▼
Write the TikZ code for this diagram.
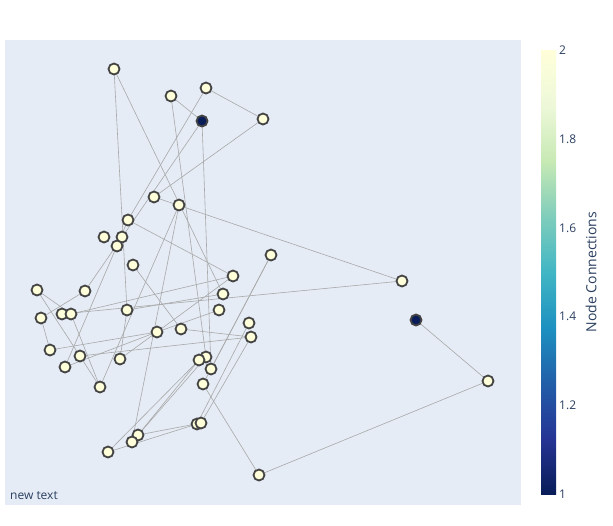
\documentclass[tikz,border=0pt]{standalone}
\usepackage{fontspec}
\setmainfont{Open Sans}
\definecolor{plotbg}{HTML}{E5ECF6}
\definecolor{edgec}{HTML}{A8A8A8}
\definecolor{nodeline}{HTML}{444444}
\definecolor{hi}{RGB}{255,255,217}
\definecolor{lo}{RGB}{8,29,88}
\definecolor{txt}{HTML}{2A3F5F}
\definecolor{c0}{RGB}{8,29,88}
\definecolor{c1}{RGB}{37,52,148}
\definecolor{c2}{RGB}{34,94,168}
\definecolor{c3}{RGB}{29,145,192}
\definecolor{c4}{RGB}{65,182,196}
\definecolor{c5}{RGB}{127,205,187}
\definecolor{c6}{RGB}{199,233,180}
\definecolor{c7}{RGB}{237,248,217}
\definecolor{c8}{RGB}{255,255,217}
\pgfdeclareverticalshading{ylgnbu}{100bp}{color(0bp)=(c0); color(25bp)=(c0); color(31.25bp)=(c1); color(37.5bp)=(c2); color(43.75bp)=(c3); color(50bp)=(c4); color(56.25bp)=(c5); color(62.5bp)=(c6); color(68.75bp)=(c7); color(75bp)=(c8); color(100bp)=(c8)}
\pgfdeclarelayer{back}
\pgfdeclarelayer{bg}
\pgfsetlayers{back,bg,main}
\tikzset{
  nd/.style={circle, draw=nodeline, line width=1.8pt, fill=hi, minimum size=11pt, inner sep=0pt},
  ndlo/.style={nd, fill=lo},
  edge/.style={draw=edgec, line width=0.6pt},
  tick/.style={font=\fontsize{12}{14}\selectfont, text=txt, anchor=west, inner sep=0pt}
}
\begin{document}
\begin{tikzpicture}[x=1pt,y=-1pt]
\useasboundingbox (0,0) rectangle (613,525);
\begin{pgfonlayer}{back}
\fill[plotbg] (5,40) rectangle (521,505);
\end{pgfonlayer}
% nodes
\node[nd] (A) at (114,69) {};
\node[nd] (B) at (171,96) {};
\node[nd] (C) at (206,88) {};
\node[ndlo] (D) at (202,121) {};
\node[nd] (E) at (263,119) {};
\node[nd] (F) at (154,197) {};
\node[nd] (G) at (179,205) {};
\node[nd] (H) at (128,220) {};
\node[nd] (I) at (104,237) {};
\node[nd] (J) at (122,237) {};
\node[nd] (K) at (117,246) {};
\node[nd] (L) at (133,265) {};
\node[nd] (M) at (271,255) {};
\node[nd] (N) at (402,281) {};
\node[ndlo] (O) at (416,320) {};
\node[nd] (P) at (488,381) {};
\node[nd] (Q) at (233,276) {};
\node[nd] (R) at (223,294) {};
\node[nd] (S) at (37,290) {};
\node[nd] (T) at (85,291) {};
\node[nd] (U) at (219,310) {};
\node[nd] (V) at (41,318) {};
\node[nd] (W) at (62,314) {};
\node[nd] (X) at (71,314) {};
\node[nd] (Y) at (127,310) {};
\node[nd] (Z) at (249,323) {};
\node[nd] (AA) at (181,329) {};
\node[nd] (AB) at (157,332) {};
\node[nd] (AC) at (251,337) {};
\node[nd] (AD) at (50,350) {};
\node[nd] (AE) at (80,356) {};
\node[nd] (AF) at (120,359) {};
\node[nd] (AG) at (206,357) {};
\node[nd] (AH) at (199,360) {};
\node[nd] (AI) at (211,369) {};
\node[nd] (AJ) at (65,367) {};
\node[nd] (AK) at (100,387) {};
\node[nd] (AL) at (203,384) {};
\node[nd] (AM) at (138,435) {};
\node[nd] (AN) at (132,442) {};
\node[nd] (AO) at (197,424) {};
\node[nd] (AP) at (201,423) {};
\node[nd] (AQ) at (108,452) {};
\node[nd] (AR) at (259,475) {};
\begin{pgfonlayer}{bg}
\foreach \a/\b in {B/D, C/E, E/F, F/N, A/Y, A/R, C/H, D/T, D/AI, B/AG, G/AK, G/AN, N/W, H/Q, H/AJ, T/V, V/AD, AD/AB, S/AK, X/AK, M/AL, M/AI, AR/AL, P/AR, O/P, Z/AO, AC/AP, AN/AG, AM/AH, AQ/AO, AQ/AH, AM/AP, L/AA, AA/AC, Q/AB, U/AB, R/Y, S/X, X/Q, AE/AC, AJ/AB, AF/Y, AF/AB}
  \draw[edge] (\a.center) -- (\b.center);
\end{pgfonlayer}
% colorbar
\node[inner sep=0pt, minimum width=15pt, minimum height=444pt, shading=ylgnbu, anchor=north west] (cbar) at (541,50) {};
\node[tick] (t2) at (559,50) {2};
\node[tick] (t18) at (559,139) {1.8};
\node[tick] (t16) at (559,228) {1.6};
\node[tick] (t14) at (559,316) {1.4};
\node[tick] (t12) at (559,405) {1.2};
\node[tick] (t1) at (559,494) {1};
\node[font=\fontsize{14}{16}\selectfont, text=txt, rotate=90, inner sep=0pt] (ttl) at (591,272) {Node Connections};
\node[font=\fontsize{12}{14}\selectfont, text=txt, anchor=west, inner sep=0pt] (nt) at (10,496) {new text};
\end{tikzpicture}
\end{document}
▲
▶ _Goal of the exercise_
Reproduce each line word for word and drop the pictures.

▶ _Answer to the task_
Write the TikZ code for this diagram.
\documentclass[tikz,border=0pt]{standalone}
\usepackage{fontspec}
\setmainfont{Open Sans}
\definecolor{plotbg}{HTML}{E5ECF6}
\definecolor{edgec}{HTML}{A8A8A8}
\definecolor{nodeline}{HTML}{444444}
\definecolor{hi}{RGB}{255,255,217}
\definecolor{lo}{RGB}{8,29,88}
\definecolor{txt}{HTML}{2A3F5F}
\definecolor{c0}{RGB}{8,29,88}
\definecolor{c1}{RGB}{37,52,148}
\definecolor{c2}{RGB}{34,94,168}
\definecolor{c3}{RGB}{29,145,192}
\definecolor{c4}{RGB}{65,182,196}
\definecolor{c5}{RGB}{127,205,187}
\definecolor{c6}{RGB}{199,233,180}
\definecolor{c7}{RGB}{237,248,217}
\definecolor{c8}{RGB}{255,255,217}
\pgfdeclareverticalshading{ylgnbu}{100bp}{color(0bp)=(c0); color(25bp)=(c0); color(31.25bp)=(c1); color(37.5bp)=(c2); color(43.75bp)=(c3); color(50bp)=(c4); color(56.25bp)=(c5); color(62.5bp)=(c6); color(68.75bp)=(c7); color(75bp)=(c8); color(100bp)=(c8)}
\pgfdeclarelayer{back}
\pgfdeclarelayer{bg}
\pgfsetlayers{back,bg,main}
\tikzset{
  nd/.style={circle, draw=nodeline, line width=1.8pt, fill=hi, minimum size=11pt, inner sep=0pt},
  ndlo/.style={nd, fill=lo},
  edge/.style={draw=edgec, line width=0.6pt},
  tick/.style={font=\fontsize{12}{14}\selectfont, text=txt, anchor=west, inner sep=0pt}
}
\begin{document}
\begin{tikzpicture}[x=1pt,y=-1pt]
\useasboundingbox (0,0) rectangle (613,525);
\begin{pgfonlayer}{back}
\fill[plotbg] (5,40) rectangle (521,505);
\end{pgfonlayer}
% nodes
\node[nd] (A) at (114,69) {};
\node[nd] (B) at (171,96) {};
\node[nd] (C) at (206,88) {};
\node[ndlo] (D) at (202,121) {};
\node[nd] (E) at (263,119) {};
\node[nd] (F) at (154,197) {};
\node[nd] (G) at (179,205) {};
\node[nd] (H) at (128,220) {};
\node[nd] (I) at (104,237) {};
\node[nd] (J) at (122,237) {};
\node[nd] (K) at (117,246) {};
\node[nd] (L) at (133,265) {};
\node[nd] (M) at (271,255) {};
\node[nd] (N) at (402,281) {};
\node[ndlo] (O) at (416,320) {};
\node[nd] (P) at (488,381) {};
\node[nd] (Q) at (233,276) {};
\node[nd] (R) at (223,294) {};
\node[nd] (S) at (37,290) {};
\node[nd] (T) at (85,291) {};
\node[nd] (U) at (219,310) {};
\node[nd] (V) at (41,318) {};
\node[nd] (W) at (62,314) {};
\node[nd] (X) at (71,314) {};
\node[nd] (Y) at (127,310) {};
\node[nd] (Z) at (249,323) {};
\node[nd] (AA) at (181,329) {};
\node[nd] (AB) at (157,332) {};
\node[nd] (AC) at (251,337) {};
\node[nd] (AD) at (50,350) {};
\node[nd] (AE) at (80,356) {};
\node[nd] (AF) at (120,359) {};
\node[nd] (AG) at (206,357) {};
\node[nd] (AH) at (199,360) {};
\node[nd] (AI) at (211,369) {};
\node[nd] (AJ) at (65,367) {};
\node[nd] (AK) at (100,387) {};
\node[nd] (AL) at (203,384) {};
\node[nd] (AM) at (138,435) {};
\node[nd] (AN) at (132,442) {};
\node[nd] (AO) at (197,424) {};
\node[nd] (AP) at (201,423) {};
\node[nd] (AQ) at (108,452) {};
\node[nd] (AR) at (259,475) {};
\begin{pgfonlayer}{bg}
\foreach \a/\b in {B/D, C/E, E/F, F/N, A/Y, A/R, C/H, D/T, D/AI, B/AG, G/AK, G/AN, N/W, H/Q, H/AJ, T/V, V/AD, AD/AB, S/AK, X/AK, M/AL, M/AI, AR/AL, P/AR, O/P, Z/AO, AC/AP, AN/AG, AM/AH, AQ/AO, AQ/AH, AM/AP, L/AA, AA/AC, Q/AB, U/AB, R/Y, S/X, X/Q, AE/AC, AJ/AB, AF/Y, AF/AB}
  \draw[edge] (\a.center) -- (\b.center);
\end{pgfonlayer}
% colorbar
\node[inner sep=0pt, minimum width=15pt, minimum height=444pt, shading=ylgnbu, anchor=north west] (cbar) at (541,50) {};
\node[tick] (t2) at (559,50) {2};
\node[tick] (t18) at (559,139) {1.8};
\node[tick] (t16) at (559,228) {1.6};
\node[tick] (t14) at (559,316) {1.4};
\node[tick] (t12) at (559,405) {1.2};
\node[tick] (t1) at (559,494) {1};
\node[font=\fontsize{14}{16}\selectfont, text=txt, rotate=90, inner sep=0pt] (ttl) at (591,272) {Node Connections};
\node[font=\fontsize{12}{14}\selectfont, text=txt, anchor=west, inner sep=0pt] (nt) at (10,496) {new text};
\end{tikzpicture}
\end{document}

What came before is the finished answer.